Office of Policy and Management Secretary Benjamin Barnes gave his remarks during a public hearing on the deal with the State Employee Bargaining Agent Coalition or SEBAC.

The pension deal would essentially refinance the existing pension payments by extending them through 2046 to make up for a $16.5 billion funding shortfall. The plan is expected to lock-in state payments into the system at $2.2 billion annually starting in 2023.

Beginning in 2032 the payments would drop to $1.8 billion and then $1.7 billion for the remainder of the plan.

Although not a part of the deal itself, the State Retirement Commission agreed to lower the discount rate from 8 percent to 6.9 percent. Greg Mennis of the Pew Foundation, testified that the discount rate change would bring Connecticut from one of the most “aggressive” states to “one of the lowest rate of returns in the country.”

While generally saying the agreement was a “positive step in the right direction,” Mennis said it was “by no means a complete solution.”

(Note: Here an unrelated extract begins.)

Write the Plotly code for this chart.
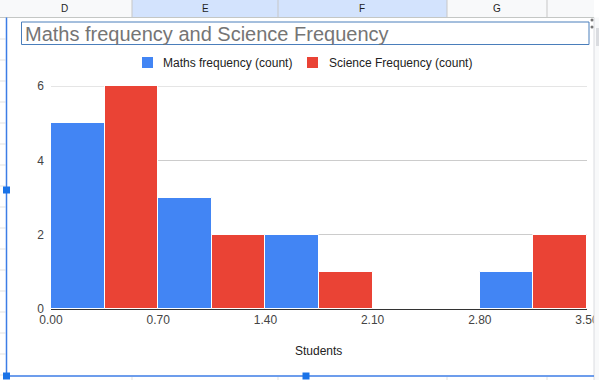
import plotly.graph_objects as go

# ---- data ----
bin_starts = [0.0, 0.7, 1.4, 2.1, 2.8]
bin_width = 0.7
maths_counts = [5, 3, 2, 0, 1]
science_counts = [6, 2, 1, 0, 2]
x_ticks = [0.0, 0.7, 1.4, 2.1, 2.8, 3.5]
x_tick_labels = ["0.00", "0.70", "1.40", "2.10", "2.80", "3.50"]
y_ticks = [0, 2, 4, 6]
series_names = ["Maths frequency (count)", "Science Frequency (count)"]
chart_title = "Maths frequency and Science Frequency"
x_title = "Students"
col_letters = ["D", "E", "F", "G"]

# ---- layout geometry (pixels) ----
W, H = 599, 380
L, R, T, B = 51, 587, 86, 309
PW, PH = R - L, B - T

def px(x):
    return (x - L) / PW

def py(y):
    return (B - y) / PH

centers = [s + bin_width / 2 for s in bin_starts]

BLUE = "#4285f4"
RED = "#ea4335"
FONT = "Arial, Liberation Sans, sans-serif"

fig = go.Figure()
fig.add_trace(go.Bar(x=centers, y=maths_counts, name=series_names[0],
                     marker=dict(color=BLUE, line=dict(color="white", width=1)),
                     offsetgroup="m", showlegend=False))
fig.add_trace(go.Bar(x=centers, y=science_counts, name=series_names[1],
                     marker=dict(color=RED, line=dict(color="white", width=1)),
                     offsetgroup="s", showlegend=False))

shapes = []
annotations = []

def rect(x0, y0, x1, y1, fill=None, line=None, lw=0, layer="above"):
    shapes.append(dict(type="rect", xref="paper", yref="paper",
                       x0=px(x0), x1=px(x1), y0=py(y0), y1=py(y1),
                       fillcolor=fill if fill else "rgba(0,0,0,0)",
                       line=dict(color=line if line else "rgba(0,0,0,0)", width=lw),
                       layer=layer))

def hline(x0, x1, y, color, w=1, layer="above"):
    shapes.append(dict(type="line", xref="paper", yref="paper",
                       x0=px(x0), x1=px(x1), y0=py(y), y1=py(y),
                       line=dict(color=color, width=w), layer=layer))

def vline(x, y0, y1, color, w=1, layer="above"):
    shapes.append(dict(type="line", xref="paper", yref="paper",
                       x0=px(x), x1=px(x), y0=py(y0), y1=py(y1),
                       line=dict(color=color, width=w), layer=layer))

# top gridline (at the range edge) drawn under the bars
shapes.append(dict(type="line", xref="paper", yref="y", x0=0, x1=1,
                   y0=y_ticks[-1], y1=y_ticks[-1],
                   line=dict(color="#cccccc", width=1), layer="below"))

# spreadsheet header
rect(0, 0, 594, 17.5, fill="#f8f9fa")
rect(132, 0, 447, 17.5, fill="#d3e3fd")
for cx in [132, 278, 447, 547]:
    vline(cx, 0, 17.5, "#c7c7c7")
hline(0, 594, 17.5, "#c4c7c5")
for lab, cx in zip(col_letters, [64, 205, 362, 497]):
    annotations.append(dict(text=lab, x=px(cx), y=py(9), xref="paper", yref="paper",
                            showarrow=False, xanchor="center", yanchor="middle",
                            font=dict(family=FONT, size=10, color="#1f1f1f")))

# left row lines
for k in range(17):
    yy = 39 + 21 * k
    if yy < 376:
        hline(0, 5.5, yy, "#e1e1e1")
# bottom column marks
for cx in [132, 278, 447, 547]:
    vline(cx, 377, 380, "#e1e1e1")

# right scrollbar strip
rect(594, 17.5, 599, 380, fill="#f8f9fa")
vline(594, 17.5, 380, "#dadce0")
rect(596, 28, 599, 46, fill="#dadce0")

# chart selection border
SEL = "#3c7de6"
vline(6.5, 17.5, 376, SEL, 1.5)
hline(6.5, 594, 376, SEL, 1.5)
for (hx, hy) in [(6.5, 190), (6.5, 376), (306, 376)]:
    rect(hx - 3.5, hy - 3.5, hx + 3.5, hy + 3.5, fill="#1a73e8")
# small dots top-right
for dy in [20, 27]:
    shapes.append(dict(type="circle", xref="paper", yref="paper",
                       x0=px(590.5), x1=px(593.5), y0=py(dy - 1.5), y1=py(dy + 1.5),
                       fillcolor="#777", line=dict(width=0), layer="above"))

# title box
rect(21.5, 22, 589, 44.5, line="#4a7ebb", lw=1)
annotations.append(dict(text=chart_title, x=px(23), y=py(33.5), xref="paper", yref="paper",
                        showarrow=False, xanchor="left", yanchor="middle",
                        font=dict(family=FONT, size=20, color="#757575")))

# legend (swatch + label)
for name, color, sx, tx in zip(series_names, [BLUE, RED], [142, 307], [161, 327]):
    rect(sx, 57, sx + 11, 68, fill=color)
    annotations.append(dict(text=name, x=px(tx), y=py(62.5), xref="paper", yref="paper",
                            showarrow=False, xanchor="left", yanchor="middle",
                            font=dict(family=FONT, size=12, color="#222222")))

# x axis title
annotations.append(dict(text=x_title, x=px(318), y=py(351), xref="paper", yref="paper",
                        showarrow=False, xanchor="center", yanchor="middle",
                        font=dict(family=FONT, size=12, color="#222222")))

fig.update_layout(
    template="none",
    width=W, height=H,
    margin=dict(l=L, r=W - R, t=T, b=H - B, pad=0, autoexpand=False),
    paper_bgcolor="white", plot_bgcolor="white",
    barmode="group", bargap=0, bargroupgap=0,
    showlegend=False,
    xaxis=dict(range=[0, 3.5], tickvals=x_ticks, ticktext=x_tick_labels, automargin=False,
               showgrid=False, zeroline=False, showline=True, linecolor="#333333", linewidth=1,
               ticks="", ticklabeloverflow="allow",
               tickfont=dict(family=FONT, size=12, color="#444444"), fixedrange=True),
    yaxis=dict(range=[0, 6], tickvals=y_ticks, showgrid=True, gridcolor="#cccccc", gridwidth=1,
               automargin=False, zeroline=False, showline=False, ticks="", ticklabelstandoff=6,
               tickfont=dict(family=FONT, size=12, color="#444444"), fixedrange=True),
    shapes=shapes, annotations=annotations,
)

fig.write_html("out.html", config={"displayModeBar": False},
               post_script="document.body.style.margin='0';document.body.style.overflow='hidden';")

Mennis noted a stark difference between Connecticut’s labor laws and that of 46 other states because there is no state statute that shows how pensions are funded. In Connecticut the pension funding is set in the labor contracts negotiated behind closed doors between the governor and union leadership.

The legislature can vote down agreements made the governor, but they frequently pass up the opportunity because the agreements automatically go into effect if lawmakers don’t vote on them within 30 days.

The closed door meetings were a cause for doubt for Rep. Melissa Ziobron, R- East Haddam, who said she has “no faith” in the solutions presented because of the secretive nature of the negotiations. “I don’t know what is in store for the taxpayers,” Ziobron said.

Several union representatives testified in support of the bill. Sal Luciano of the American Federation of State, County and Municipal Employees said that under the current repayment plan the growing payments would crowd out funds for state employees and services. Pension payments are part of the state’s “fixed costs” so dramatic increases can lead to employee layoffs and budget cuts.

Attorney Dan Livingston, chief negotiator for SEBAC, lauded defined benefit plans as “good for the economy” and said the pension fund was “a great asset to the state.”

Suzanne Bates, policy director for the Yankee Institute, testified that although there were some positive things about the deal, such as lowering the discount rate and moving to a level-dollar payment, it did not constitute pension reform.

“We believe that our pension benefits are too expensive at this point,” Bates said.

Bates’ testimony drew a “visceral” response from Sen. Cathy Osten, D-Colombia, who repeatedly cut off Bates from responding and then walked out of the meeting. Committee chair-woman, Toni Walker, D-New Haven, remarked about Osten’s questioning that “none of us have the right to be that aggressive.”

Discussion on the pension funding agreement often lapsed into discussion about issues outside the agreement and Walker repeatedly reminded both speakers and committee members to stick to the issue at hand.

The agreement between the governor’s office and SEBAC must be voted on within 30 days of the opening of the legislative session otherwise it will go into effect automatically. A vote is scheduled for Jan. 31.